A Common Semantic Space for Monolingual and Cross-Lingual Meta-Embeddings
This work addresses the challenge of improving word representations, particularly for under-resourced languages, by enabling cross-lingual transfer learning, though it is incremental as it builds on existing embedding techniques.
The paper tackles the problem of creating monolingual and cross-lingual meta-embeddings by integrating multiple word embeddings from diverse sources and projecting them into a common semantic space, achieving state-of-the-art performance in word similarity and POS tagging for English and Spanish.

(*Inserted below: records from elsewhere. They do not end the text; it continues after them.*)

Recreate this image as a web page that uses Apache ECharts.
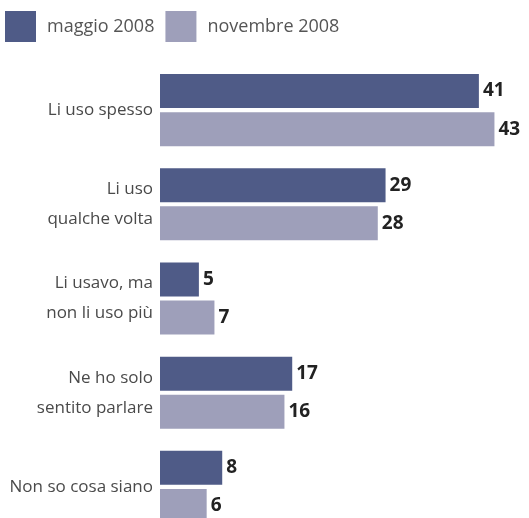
<!DOCTYPE html>
<html>
<head>
<meta charset="utf-8">
<script src="https://cdn.jsdelivr.net/npm/echarts@6/dist/echarts.min.js"></script>
<style>
  html, body { margin: 0; padding: 0; background: #fff; }
  #chart { width: 529px; height: 518px; }
</style>
</head>
<body>
<div id="chart"></div>
<script>
var categories = [
    'Li uso spesso',
    'Li uso\nqualche volta',
    'Li usavo, ma\nnon li uso più',
    'Ne ho solo\nsentito parlare',
    'Non so cosa siano'
];
var seriesNames = ['maggio 2008', 'novembre 2008'];
var maggio = [41, 29, 5, 17, 8];
var novembre = [43, 28, 7, 16, 6];

var colors = ['#4f5b87', '#9e9fba'];

var valueLabel = {
    show: true,
    position: 'right',
    distance: 4,
    color: '#222',
    fontSize: 19,
    fontWeight: 'bold',
    fontFamily: 'Open Sans'
};

var myChart = echarts.init(document.getElementById('chart'));
myChart.setOption({
    animation: false,
    color: colors,
    legend: {
        left: 5,
        top: 11,
        padding: 0,
        itemWidth: 31,
        itemHeight: 31,
        itemGap: 11,
        icon: 'rect',
        data: seriesNames,
        textStyle: {
            color: '#555',
            fontSize: 18,
            fontFamily: 'Open Sans',
            padding: [0, 0, 0, 6]
        }
    },
    grid: {
        left: 160,
        top: 63,
        width: 350,
        height: 471,
        outerBoundsMode: 'none'
    },
    xAxis: {
        type: 'value',
        min: 0,
        max: 45,
        show: false
    },
    yAxis: {
        type: 'category',
        inverse: true,
        data: categories,
        axisLine: {show: false},
        axisTick: {show: false},
        splitLine: {show: false},
        axisLabel: {
            margin: 7,
            color: '#4a4a4a',
            fontSize: 17,
            fontFamily: 'Open Sans',
            lineHeight: 30,
            align: 'right'
        }
    },
    series: [
        {
            name: seriesNames[0],
            type: 'bar',
            data: maggio,
            barWidth: 34,
            barGap: '12%',
            label: valueLabel
        },
        {
            name: seriesNames[1],
            type: 'bar',
            data: novembre,
            barWidth: 34,
            barGap: '12%',
            label: valueLabel
        }
    ]
});
</script>
</body>
</html>
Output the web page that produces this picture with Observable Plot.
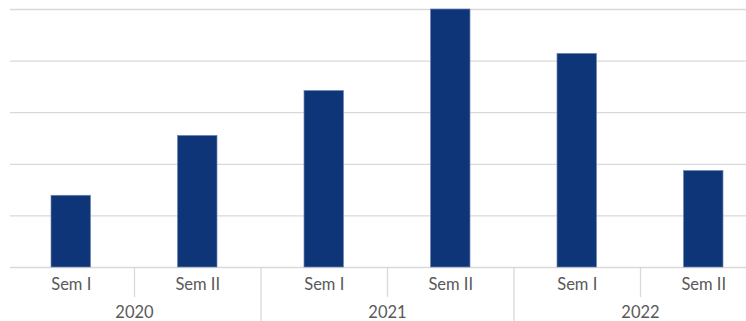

This paper presents a new technique for creating monolingual and cross-lingual meta-embeddings. Our method integrates multiple word embeddings created from complementary techniques, textual sources, knowledge bases and languages. Existing word vectors are projected to a common semantic space using linear transformations and averaging. With our method the resulting meta-embeddings maintain the dimensionality of the original embeddings without losing information while dealing with the out-of-vocabulary problem. An extensive empirical evaluation demonstrates the effectiveness of our technique with respect to previous work on various intrinsic and extrinsic multilingual evaluations, obtaining competitive results for Semantic Textual Similarity and state-of-the-art performance for word similarity and POS tagging (English and Spanish). The resulting cross-lingual meta-embeddings also exhibit excellent cross-lingual transfer learning capabilities. In other words, we can leverage pre-trained source embeddings from a resource-rich language in order to improve the word representations for under-resourced languages.